→ **The problem**
Print the lines from the one that contains "Emit a Python" to the one that contains "ax = fig.add_axes([0.1025, 0.0536, 0.838, 0.8928])", inclusive, exactly as they appear, and please drop any pictures.

+++

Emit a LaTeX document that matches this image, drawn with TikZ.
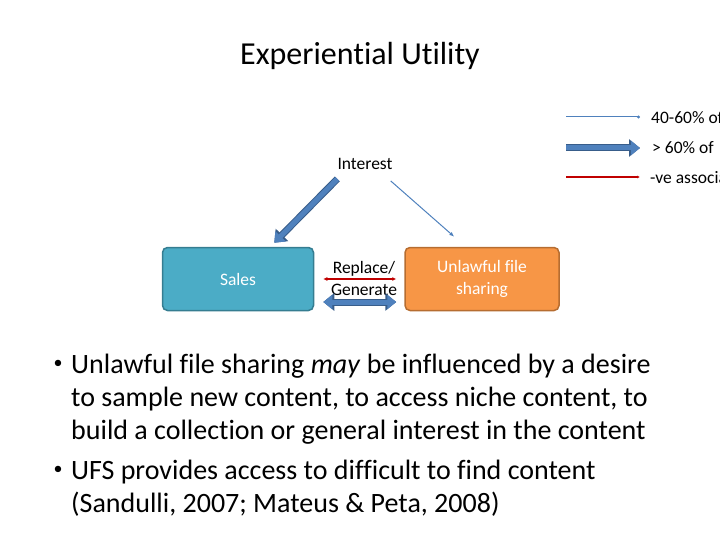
\documentclass[tikz,border=0pt]{standalone}
\usepackage{fontspec}
\setmainfont{Carlito}[Ligatures={NoCommon}]
\usetikzlibrary{positioning, arrows.meta}

\definecolor{boxblue}{HTML}{4BACC6}
\definecolor{boxblueline}{HTML}{357D91}
\definecolor{boxorange}{HTML}{F79646}
\definecolor{boxorangeline}{HTML}{B66D31}
\definecolor{arrowblue}{HTML}{4F81BD}
\definecolor{arrowblueline}{HTML}{385D8A}
\definecolor{arrowred}{HTML}{C00000}

\tikzset{
  label text/.style={inner sep=0, font=\fontsize{17.5}{22}\selectfont, align=center},
  block/.style={draw, line width=1.5pt, rounded corners=5pt, minimum width=151pt, minimum height=63pt,
    text=white, font=\fontsize{17.5}{21.5}\selectfont, align=center},
  thin arrow/.style={draw=arrowblue, line width=1pt, -{Latex[length=5pt,width=4pt]}},
  red arrow/.style={draw=arrowred, line width=1.2pt},
  fat arrow/.style={draw=arrowblue, line width=5pt, -{Triangle[width=14pt,length=9pt]},
    preaction={draw=arrowblueline, line width=7pt, -{Triangle[width=17pt,length=11pt]}}},
  fat double/.style={draw=arrowblue, line width=5pt, {Triangle[width=14pt,length=9pt]}-{Triangle[width=14pt,length=9pt]},
    preaction={draw=arrowblueline, line width=7pt, {Triangle[width=17pt,length=11pt]}-{Triangle[width=17pt,length=11pt]}}},
  bullet text/.style={inner sep=0, anchor=north west, align=left, font=\fontsize{28}{33}\selectfont},
  bullet dot/.style={inner sep=0, anchor=north, font=\fontsize{18}{33}\selectfont}
}

\begin{document}
\begin{tikzpicture}[x=1pt, y=-1pt]
  \useasboundingbox (0,0) rectangle (720,540);
  \node[inner sep=0, font=\fontsize{32}{36}\selectfont] (title) at (360,56) {Experiential Utility};

  % legend
  \coordinate (l1a) at (566,117);
  \coordinate (l1b) at (640,117);
  \coordinate (l2a) at (566,148);
  \coordinate (l2b) at (640,148);
  \coordinate (l3a) at (566,177);
  \coordinate (l3b) at (640,177);
  \draw[thin arrow, -{Circle[length=3pt]}] (l1a) -- (l1b);
  \draw[fat arrow] (l2a) -- (l2b);
  \draw[red arrow, -{Latex[length=3pt,width=3pt]}] (l3a) -- (l3b);
  \node[label text, anchor=west] (leg1) at (651,118) {40-60\% of};
  \node[label text, anchor=west] (leg2) at (652,148) {> 60\% of};
  \node[label text, anchor=west] (leg3) at (650,178) {-ve association};

  % triangle
  \node[label text] (interest) at (365,164) {Interest};
  \node[block, fill=boxblue, draw=boxblueline] (sales) at (238,279) {Sales};
  \node[block, fill=boxorange, draw=boxorangeline, minimum width=154pt] (ufs) at (482,279) {Unlawful file\\sharing};
  \node[label text] (replace) at (364,278) {Replace/\\Generate};

  \draw[fat arrow] ([xshift=0pt, yshift=-9pt]interest.south west) -- ([xshift=-40pt, yshift=4pt]sales.north east);
  \draw[thin arrow] ([xshift=-2pt, yshift=-11pt]interest.south east) -- ([xshift=50pt, yshift=10pt]ufs.north west);
  \draw[red arrow, {Latex[length=4pt,width=4pt]}-{Latex[length=4pt,width=4pt]}, shorten <=9pt, shorten >=8pt] (sales.east) -- (ufs.west);
  \draw[fat double, shorten <=9pt, shorten >=8pt] ([yshift=-23pt]sales.east) -- ([yshift=-23pt]ufs.west);

  % bullets
  \node[bullet text] (b1) at (71,354) {Unlawful file sharing \textit{may} be influenced by a desire\\to sample new content, to access niche content, to\\build a collection or general interest in the content};
  \node[bullet text] (b2) at (71,460) {UFS provides access to difficult to find content\\(Sandulli, 2007; Mateus \& Peta, 2008)};
  \node[bullet dot] (d1) at (58,360) {•};
  \node[bullet dot] (d2) at (58,466) {•};
\end{tikzpicture}
\end{document}
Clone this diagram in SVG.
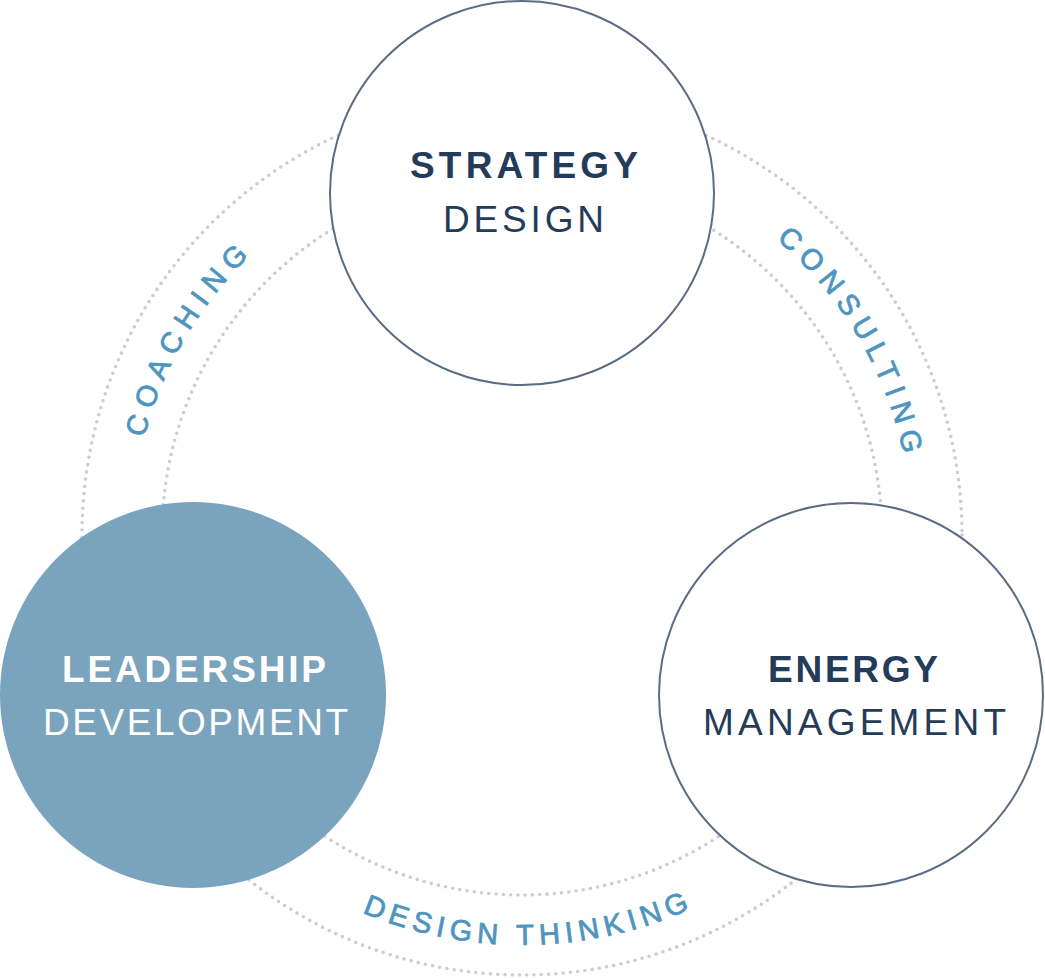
<svg xmlns="http://www.w3.org/2000/svg" width="1045" height="978" viewBox="0 0 1045 978">
<defs>
<style>
.ring{fill:none;stroke:#c8ced8;stroke-width:3.6;stroke-linecap:round;stroke-dasharray:0 7.3}
.node{fill:#ffffff;stroke:#5c6c84;stroke-width:2}
.fill{fill:#7aa3bd}
.t{font-family:"Liberation Sans","Noto Sans",Arial,sans-serif;font-size:37px;fill:#243c5a}
.b{font-weight:700}
.w{fill:#ffffff}
.lbl{font-family:"Liberation Sans","Noto Sans",Arial,sans-serif;font-size:29px;fill:#4f95bf;stroke:#4f95bf;stroke-width:0.8}
</style>
<path id="pCoach" d="M154.14,664.54 A390,390 0 0 1 458.30,150.24"/>
<path id="pCons" d="M589.05,150.81 A390,390 0 0 1 888.71,667.75"/>
<path id="pDT" d="M212.57,803.98 A410,410 0 0 0 840.63,793.02"/>
</defs>
<rect width="1045" height="978" fill="#ffffff"/>
<g id="connectors">
<circle class="ring" cx="522" cy="535" r="360"/>
<circle class="ring" cx="522" cy="535" r="440"/>
</g>
<g id="node-strategy">
<circle class="node" cx="522" cy="193" r="192"/>
<text class="t b" x="410" y="178" textLength="228" lengthAdjust="spacing">STRATEGY</text>
<text class="t" x="443" y="232" textLength="161" lengthAdjust="spacing">DESIGN</text>
</g>
<g id="node-leadership">
<circle class="fill" cx="193" cy="695" r="193"/>
<text class="t b w" x="62" y="682" textLength="264" lengthAdjust="spacing">LEADERSHIP</text>
<text class="t w" x="43" y="735" textLength="305" lengthAdjust="spacing">DEVELOPMENT</text>
</g>
<g id="node-energy">
<circle class="node" cx="851" cy="695" r="192"/>
<text class="t b" x="768" y="682" textLength="170" lengthAdjust="spacing">ENERGY</text>
<text class="t" x="703" y="735" textLength="303" lengthAdjust="spacing">MANAGEMENT</text>
</g>
<g id="labels">
<text class="lbl" letter-spacing="8"><textPath href="#pCoach" startOffset="50%" text-anchor="middle">COACHING</textPath></text>
<text class="lbl" letter-spacing="7.4"><textPath href="#pCons" startOffset="50%" text-anchor="middle">CONSULTING</textPath></text>
<text class="lbl" letter-spacing="5.7"><textPath href="#pDT" startOffset="50%" text-anchor="middle">DESIGN THINKING</textPath></text>
</g>
</svg>
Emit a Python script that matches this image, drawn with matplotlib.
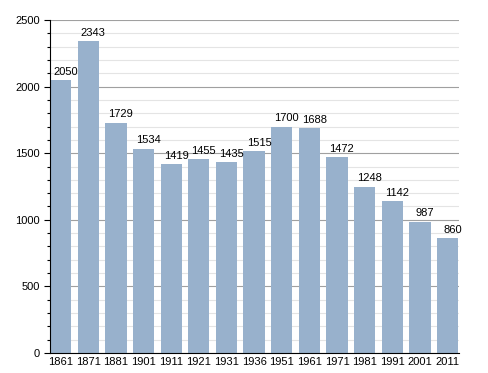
import matplotlib
matplotlib.use('Agg')
import matplotlib.pyplot as plt
from matplotlib.ticker import MultipleLocator

plt.rcParams['font.family'] = ['Liberation Sans', 'DejaVu Sans']

years = ["1861", "1871", "1881", "1901", "1911", "1921", "1931", "1936",
         "1951", "1961", "1971", "1981", "1991", "2001", "2011"]
population = [2050, 2343, 1729, 1534, 1419, 1455, 1435, 1515,
              1700, 1688, 1472, 1248, 1142, 987, 860]

bar_color = "#98b1cc"
width = 0.77

fig = plt.figure(figsize=(4.88, 3.73), dpi=100)
ax = fig.add_axes([0.1025, 0.0536, 0.838, 0.8928])

xs = list(range(len(years)))
ax.bar(xs, population, width=width, color=bar_color, zorder=3)
for x, v in zip(xs, population):
    ax.text(x + 0.18, v + 25, str(v), ha="center", va="bottom",
            fontsize=8, color="black", zorder=4)

ax.set_xlim(-width / 2, len(years) - 1 + width / 2 + 0.03)
ax.set_ylim(0, 2500)
ax.set_xticks(xs)
ax.set_xticklabels(years, fontsize=8)
ax.yaxis.set_major_locator(MultipleLocator(500))
ax.yaxis.set_minor_locator(MultipleLocator(100))
ax.tick_params(axis="y", which="major", labelsize=8, length=4, width=0.8)
ax.tick_params(axis="y", which="minor", length=2.5, width=0.8)
ax.tick_params(axis="x", length=0, pad=3)

ax.grid(axis="y", which="major", color="#a0a0a0", linewidth=0.8, zorder=0)
ax.grid(axis="y", which="minor", color="#e4e4e4", linewidth=0.8, zorder=0)

for side in ("top", "right"):
    ax.spines[side].set_visible(False)
ax.spines["left"].set_color("black")
ax.spines["bottom"].set_color("black")
ax.spines["left"].set_zorder(5)
ax.spines["bottom"].set_zorder(5)

plt.savefig("out.png", dpi=100)
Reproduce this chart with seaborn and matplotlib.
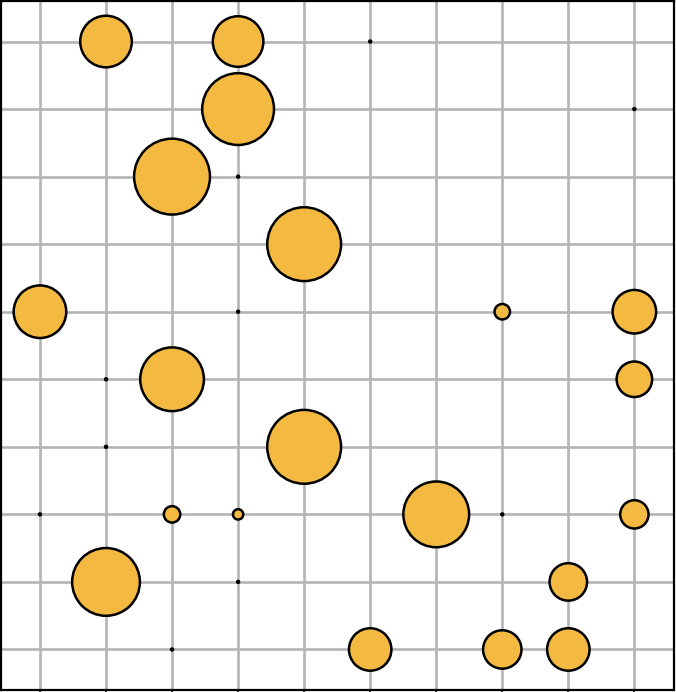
import matplotlib
matplotlib.use("Agg")
import matplotlib.pyplot as plt
import seaborn as sns
import pandas as pd

# grid categories (columns left->right, rows top->bottom)
x_labels = ["1", "2", "3", "4", "5", "6", "7", "8", "9", "10"]
y_labels = ["1", "2", "3", "4", "5", "6", "7", "8", "9", "10"]

# bubble data
col_idx = [1, 3, 5, 3, 9, 2, 3, 4, 0, 3, 7, 9, 1, 2, 9, 1, 4, 0, 2, 3, 6, 7, 9, 1, 3, 8, 2, 5, 7, 8]
row_idx = [0, 0, 0, 1, 1, 2, 2, 3, 4, 4, 4, 4, 5, 5, 5, 6, 6, 7, 7, 7, 7, 7, 7, 8, 8, 8, 9, 9, 9, 9]
values = [26, 25, 0, 50.4, 0, 56.3, 0, 53.3, 27, 0, 2.3, 18.5, 0, 39.7, 12.3, 0, 53.3,
          0, 2.6, 1.0, 42.3, 0, 7.8, 44.9, 0, 13.7, 0, 17.6, 14.4, 17.6]

df = pd.DataFrame({"col": col_idx, "row": row_idx, "value": values})

sns.set_style("white")
fig = plt.figure(figsize=(6.76, 6.92), dpi=100)
ax = fig.add_axes([1 / 676, 2 / 692, 673 / 676, 689 / 692])

sns.scatterplot(data=df, x="col", y="row", size="value",
                sizes=(2, 60 * 53), size_norm=(0, 60),
                color="#F3B941", edgecolor="black", linewidth=1.8,
                legend=False, ax=ax, zorder=3, alpha=1)

ax.set_xlim(-0.59, 9.6)
ax.set_ylim(9.6, -0.6)
ax.set_xticks(range(len(x_labels)))
ax.set_xticklabels(x_labels)
ax.set_yticks(range(len(y_labels)))
ax.set_yticklabels(y_labels)
ax.grid(True, color="#b4b4b4", linewidth=1.9)
ax.set_axisbelow(True)
ax.tick_params(axis="x", bottom=True, direction="out", length=5, width=1.5,
               labelbottom=False)
ax.tick_params(axis="y", left=False, labelleft=False)
ax.set_xlabel("")
ax.set_ylabel("")
for s in ax.spines.values():
    s.set_visible(True)
    s.set_color("black")
    s.set_linewidth(1.6)

fig.savefig("out.png", dpi=100)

+++

→ **Exercise response**
Emit a Python script that matches this image, drawn with matplotlib.
import matplotlib
matplotlib.use('Agg')
import matplotlib.pyplot as plt
from matplotlib.ticker import MultipleLocator

plt.rcParams['font.family'] = ['Liberation Sans', 'DejaVu Sans']

years = ["1861", "1871", "1881", "1901", "1911", "1921", "1931", "1936",
         "1951", "1961", "1971", "1981", "1991", "2001", "2011"]
population = [2050, 2343, 1729, 1534, 1419, 1455, 1435, 1515,
              1700, 1688, 1472, 1248, 1142, 987, 860]

bar_color = "#98b1cc"
width = 0.77

fig = plt.figure(figsize=(4.88, 3.73), dpi=100)
ax = fig.add_axes([0.1025, 0.0536, 0.838, 0.8928])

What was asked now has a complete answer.